Murakamis Hardboiled Wonderland scheint diesen Mustern zu folgen, allerdings entfernt sich seine Mythologie immer mehr von der Schnur des Bösen, die an uns zieht. In seinem letzten Roman: Die Ermordung des Commendatore ist seine Mythologie eine des Individuums und die ganze Verantwortung liegt im Einzelnen. Daß der Einzelne für sein Tun verantwortlich ist, ist bei Murakami immer so, aber das mythische Konstrukt, durch das sich sein Held bewegt ist in Hardboiled Wonderland viel näher an der Verschwörung, wie es in Die Ermordung des Commendatore davon frei ist. Insofern gleicht der letzte Roman Murakmis der Perfektion eines Haikus, der uns in die Unendlichkeit führt, für die und in der ich als Einzelner die volle Verantwortung trage.
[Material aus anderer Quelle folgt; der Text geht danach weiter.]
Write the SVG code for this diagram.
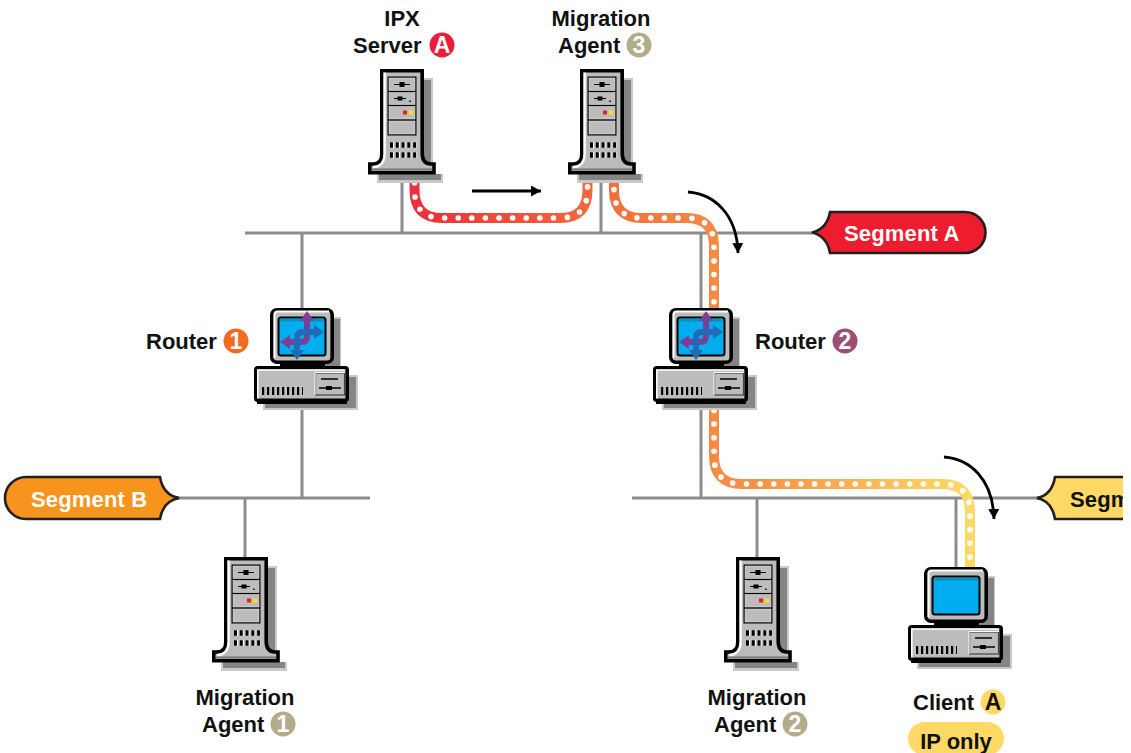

Als würde Murakami den Übermenschen Nietzsches beschreiben: das artifizielle Management des Tragens der eigenen Last, deren Gewicht im besten Falle die ganze Welt ist.

Das Christentum

ist zum einen die Reduktion des Gesetzes, nämlich die jüdischen Zehn Gebote, sie gelten immer noch und mehr braucht es nicht. Zum zweiten die volle Verantwortlichkeit des Einzelnen vor Gott, was eigentlich die Verantwortlichkeit vor sich selbst bededutet, zumindest im Kontext zu den anderen Menschen. Beide, das Juden- und das Christentum bringen verschieden das Individuum hervor.
Was der Einzelne erleiden muß, die Last, die er zu tragen hat, kann durch die unendliche Gnade der Existenz Jesu eine Seins- und Welterfahrung werden, absolut einzeln und in dem Sinne universell, als daß es jeder erfahren kann.
Alle diese Dinge sind völlig ohne Glaube möglich, der Glaube ist mehr eine Form der Unsicherheit, der Angst vor dem Was wenn nicht? Es scheint mir, daß man heute am ehesten aus der Position des Atheismus und durchaus mit rationalen Mitteln dahin kommen kann. Wie es bei dem Einzelnen passiert, ist Geheimnis, also mystisch.
Die Kirche als Hort des Kinderglaubens und des Ritus’ hat die Mystiker bekämpft, heute sind sie still, für sich, befinden sich jedoch durch ihr SoSein außerhalb menschlicher Institution, die das als Bedrohung sieht.